On Friday, GOP Gov. Greg Abbott — who had earlier reopened much of the state, including bars and restaurants only to later reverse course when cases rose — warned that the death toll would rise.

“The steep rise in cases that started about mid-June in many states will likely be seen in rising deaths very soon,” agreed Jen Kates, director of global health and HIV policy at the Kaiser Family Foundation.

“It is hard to see how they won’t come.”

Texas, the Chronicle reported, ranks 40th out of 50 states and DC in deaths per 100,000 population on the CDC COVID-19 tracker.

But that could be misleading since it compares Texas with 27 states and the capital district that include “probable cases,” such as New York, where nearly 1 in 5 deaths in New York City was reported as “probable.”

And doctors on the front lines remained skeptical that all of the deaths were being counted accurately.

“The death certificate I signed on June 30 with a confirmed lab test is still not being reported as a COVID death,” said one doctor.

“We see the death rate is rising every day. All day we are hearing ‘code blue’ called overhead for a different bed in the intensive care unit,” he said, describing the signal that a patient’s heart has stopped.

“We know those are COVID patients fighting for their lives. The numbers being reported are lagging behind what is happening on a daily basis.”

And the surge of cases has in Texas and particularly Houston left doctors, nurses and first responders overwhelmed, with scores of patients waiting 12 hours or more for ER care or ICU beds.

As of Saturday, there were 255,763 confirmed cases in the state, according to the Chronicle analysis.

In the Houston area, the number of confirmed cases reached 62,268 on Saturday, up more than 2,400 from the day before, the analysis showed.

Sam Peña, Houston’s fire chief, said told the paper that his department was “overwhelmed.”
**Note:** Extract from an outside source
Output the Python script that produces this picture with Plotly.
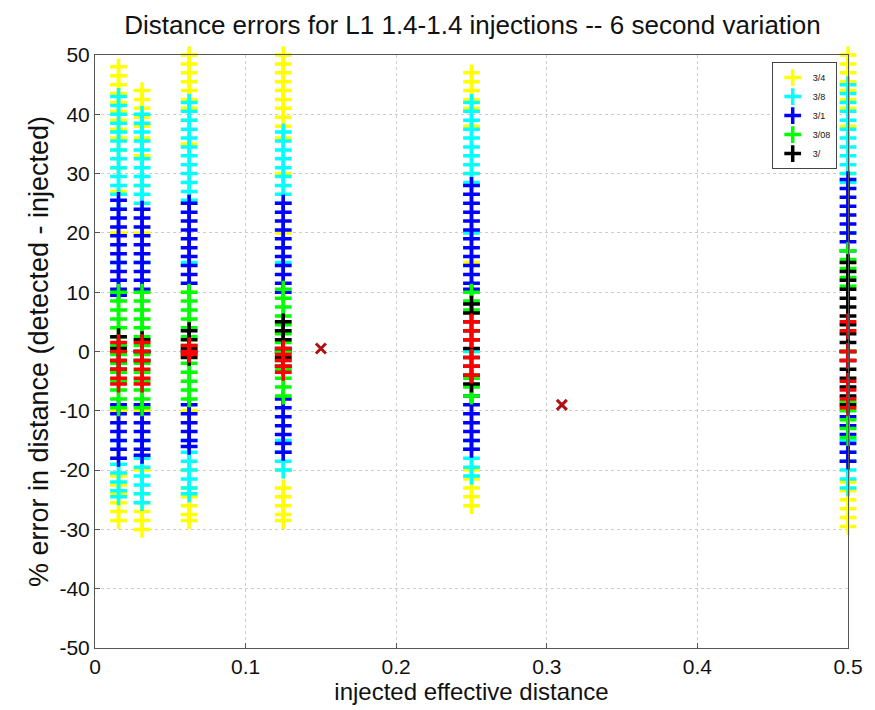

In the past three weeks the calls for help have risen by 30 percent, and the majority were for respiratory distress.

When the state shut down in March, the fire chief said, his department was averaging about 800 calls per day.

Now it is 1,100, and once at a hospital, if there is no bed available, the patient waits on a stretcher in a hallway, he said.

Despite the grim statistics, some people have been reluctant to accept the fact that the virus is dangerous — and spreading like wildfire.

“One of the big things that people who don’t want to implement social distancing say is, ‘Hey, so what if cases and ICU admission are going up, so long as mortality is not going up?’” said Dr. Peter Hotez, dean of the National School of Tropical Medicine at Houston’s Baylor College of Medicine.

“Well, No. 1, it will go up. It may not go up as steeply as it did in New York because we’re better prepared to handle it — we know how to provide better ICU care now — but it will go up.”